As frases curtas, sincopadas com que a novela abre ("O palco espera. As luzes, ténues, vibram com o calor. Um brilho que se estende pela escurião, sombras longas, incertas, que se projectam sobre o chão polido. Os cabos serpenteiam. Rastejam pelo solo. Enleiam-se. Transportam murmúrios de electricidade, de expectativa […]"), as imagens (subtis sinestesias), a atenção dada a certos pormenores e a transferência da voz narrativa para uma voz – a do apresentador – que abre o palco ao cantor (Bem-vindos à NBC e ao Elvis Presley Special) conduzem-nos não só aos bastidores do espectáculo através de cuja extraordinária interpretação um deus julgado morto voltaria a viver, mas, e sobretudo, conduzem-nos ao mundo íntimo de um artista que dúvida do seu poder simbólico e efectivo em 1968. "É mais velho, mais pesado, carregado pelo tempo, pelos anos, por tudo o que foi e por tudo o que não foi." (p.27). Pormenor na descrição directa: o casaco de couro mais apertado, mas servindo como uma pele; o espelho – motivo fáustico – devolvendo o olhar de quem se olha e não se reconhece, ou se perscruta, tentando ver se ainda há Elvis de 1955 no Elvis de 1968. A descrição directa é, nesta novela, uma lição de sobriedade, de construção de pontos de vista, com o olhar do narrador a conduzir o nosso olhar como uma câmara de filmar através de cuja lente fixamos gestos, imaginamos – porque vemos – a tensão da personagem: "Ele olha para si mesmo. O espelho olha de volta. O rosto é dele, mas não é. É um rosto que eles conhecem, mas não é. […]. Elvis." e a meditação sobre o peso do nome, que o protagonista diz de si para si. Misturam-se hipotipose e deflagração: o leitor acompanha Elvis, como animal temeroso, mas animal acossado, até à juventude reclamada, resgatada. E Dinis Machado dá aos capítulos da novela os títulos das músicas que, nessa noite, Elvis levou aos que o ouviram na NBC e também naquele lugar mágico onde o seu nome, a letras gigantes, luzia.

Qual o sentido desta novela, na verdade?
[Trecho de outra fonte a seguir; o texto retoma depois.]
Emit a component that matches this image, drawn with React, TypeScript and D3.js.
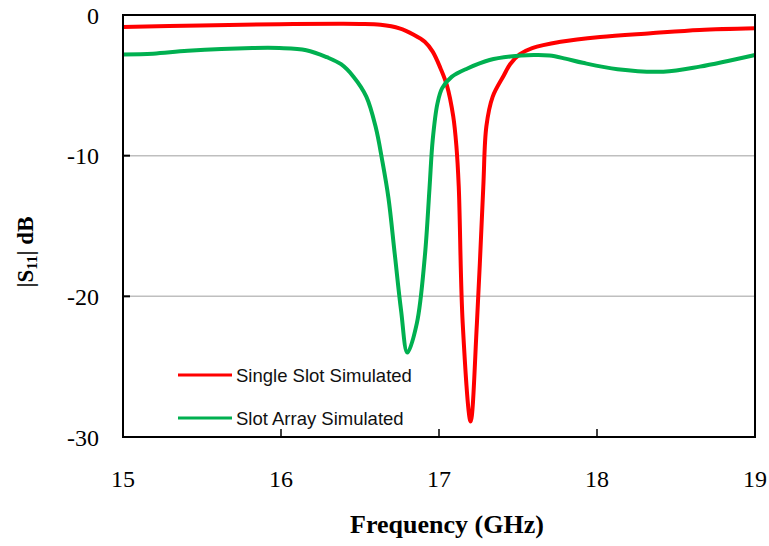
import React from 'react';
import * as d3 from 'd3';

// frequency (GHz) and |S11| (dB)
const singleFreq = [15.0, 15.49, 15.99, 16.37, 16.5, 16.63, 16.75, 16.84, 16.91, 16.96, 17.01, 17.05, 17.09, 17.11, 17.125, 17.15, 17.2, 17.24, 17.28, 17.3, 17.34, 17.41, 17.45, 17.51, 17.59, 17.77, 18.02, 18.34, 18.65, 19.0];
const singleDb = [-0.85, -0.75, -0.65, -0.63, -0.64, -0.7, -0.95, -1.4, -1.9, -2.6, -3.8, -5.0, -7.2, -9.3, -12.2, -21.9, -28.9, -21.9, -12.3, -7.9, -5.8, -4.3, -3.5, -2.8, -2.35, -1.9, -1.56, -1.3, -1.07, -0.95];

const arrayFreq = [15.0, 15.19, 15.41, 15.82, 15.99, 16.16, 16.29, 16.38, 16.46, 16.54, 16.6, 16.64, 16.68, 16.72, 16.76, 16.8, 16.86, 16.91, 16.94, 16.96, 16.99, 17.02, 17.08, 17.18, 17.32, 17.45, 17.6, 17.7, 17.8, 17.91, 18.13, 18.42, 18.65, 19.0];
const arrayDb = [-2.8, -2.75, -2.55, -2.35, -2.35, -2.5, -3.0, -3.5, -4.4, -5.8, -8.0, -10.3, -13.0, -17.0, -21.0, -24.0, -21.9, -17.2, -12.3, -8.9, -6.3, -5.2, -4.4, -3.8, -3.2, -2.95, -2.85, -2.88, -3.1, -3.4, -3.86, -4.03, -3.67, -2.84];

const xTicks = [15, 16, 17, 18, 19];
const yTicks = [0, -10, -20, -30];
const seriesNames = ['Single Slot Simulated', 'Slot Array Simulated'];
const seriesColors = ['#ff0000', '#00b050'];

const W = 769;
const H = 546;
const left = 123;
const right = 755;
const top = 15;
const bottom = 437;

export default function App() {
  const x = d3.scaleLinear().domain([15, 19]).range([left, right]);
  const y = d3.scaleLinear().domain([-30, 0]).range([bottom, top]);

  const line = d3.line<[number, number]>()
    .x(d => x(d[0]))
    .y(d => y(d[1]))
    .curve(d3.curveCatmullRom.alpha(0.5));

  const series = [
    singleFreq.map((f, i) => [f, singleDb[i]] as [number, number]),
    arrayFreq.map((f, i) => [f, arrayDb[i]] as [number, number]),
  ];

  const serif = '"Liberation Serif", "Times New Roman", serif';

  return (
    <div style={{ position: 'absolute', left: 0, top: 0 }}>
      <svg width={W} height={H} style={{ display: 'block', background: '#fff' }}>
        {/* gridlines */}
        {yTicks.filter(t => t !== 0 && t !== -30).map(t => (
          <line key={'g' + t} x1={left} x2={right} y1={y(t)} y2={y(t)} stroke="#bfbfbf" strokeWidth={1.5} />
        ))}
        {/* inner ticks */}
        {yTicks.map(t => (
          <line key={'yt' + t} x1={left} x2={left + 7} y1={y(t)} y2={y(t)} stroke="#000" strokeWidth={2} />
        ))}
        {xTicks.map(t => (
          <line key={'xt' + t} x1={x(t)} x2={x(t)} y1={bottom} y2={bottom - 8} stroke="#000" strokeWidth={1.5} />
        ))}

        {/* curves */}
        {series.map((s, i) => (
          <path key={'s' + i} d={line(s) ?? ''} fill="none" stroke={seriesColors[i]} strokeWidth={4} strokeLinejoin="round" />
        ))}

        {/* frame */}
        <rect x={left} y={top} width={right - left} height={bottom - top} fill="none" stroke="#000" strokeWidth={2} />

        {/* tick labels */}
        {yTicks.map(t => (
          <text key={'yl' + t} x={99} y={y(t) + 8.5} textAnchor="end" fontFamily={serif} fontSize={24}>{t}</text>
        ))}
        {xTicks.map(t => (
          <text key={'xl' + t} x={x(t)} y={487} textAnchor="middle" fontFamily={serif} fontSize={24}>{t}</text>
        ))}

        {/* axis titles */}
        <text x={447} y={533} textAnchor="middle" fontFamily={serif} fontSize={26} fontWeight="bold">Frequency (GHz)</text>
        <text transform="translate(33,252) rotate(-90)" textAnchor="middle" fontFamily={serif} fontSize={23} fontWeight="bold">
          |S<tspan fontSize={15} dy={4}>11</tspan><tspan dy={-4}>| dB</tspan>
        </text>

        {/* legend */}
        {seriesNames.map((name, i) => (
          <g key={'lg' + i} transform={`translate(178,${375 + i * 43})`}>
            <line x1={0} x2={54} y1={0} y2={0} stroke={seriesColors[i]} strokeWidth={3} />
            <text x={58} y={7} fontFamily='"Liberation Sans", Arial, sans-serif' fontSize={18.5} fill="#111">{name}</text>
          </g>
        ))}
      </svg>
    </div>
  );
}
Para a recente ficção portuguesa, onde vendem aos milhares de exemplares os autores mais célebres e celebrados de um estilo fácil, sentimental, pobre de tensão narrativa, cheio de boas intenções para com um público-leitor que há muito deixou de saber ler, um sentido quase didáctico. Esclareço: a literatura não é sentimentalismo a provocar chagas no mundo pobre de quem lê e necessita de se sentir salvo a cada página de pieguice oportunista. Uma novela – cuja intenção é dar a ver o mundo de uma personagem (ao conto cabe a categoria da acção e ao romance a exploração do tempo) – é, para mais nestes dias paupérrimos que nos foram dados viver, a oportunidade de entrar (de mergulhar) num mundo de linguagem que faz corpo com a voz e a face da ficta persona. Elvis, escolhido por Machado para a sua novela, é não só a personagem, mas o símbolo mesmo de um drama: o da criação, ou o da criatura: os deuses mortais que fazem parte de uma constelação que Dinis H. Machado tem sabido reinterpretar com argúcia: de Shakespeare a Eliot, de Rashmaninoff a Elvis, gravando um estilo enxuto e frio, analítico e humano, vivo: "Cada palavra ressoa como um apelo, como uma promessa." (p.62) – essa espera que a queda deste deus, afinal maior, simboliza no céu sem estrelas que já não nos ilumina.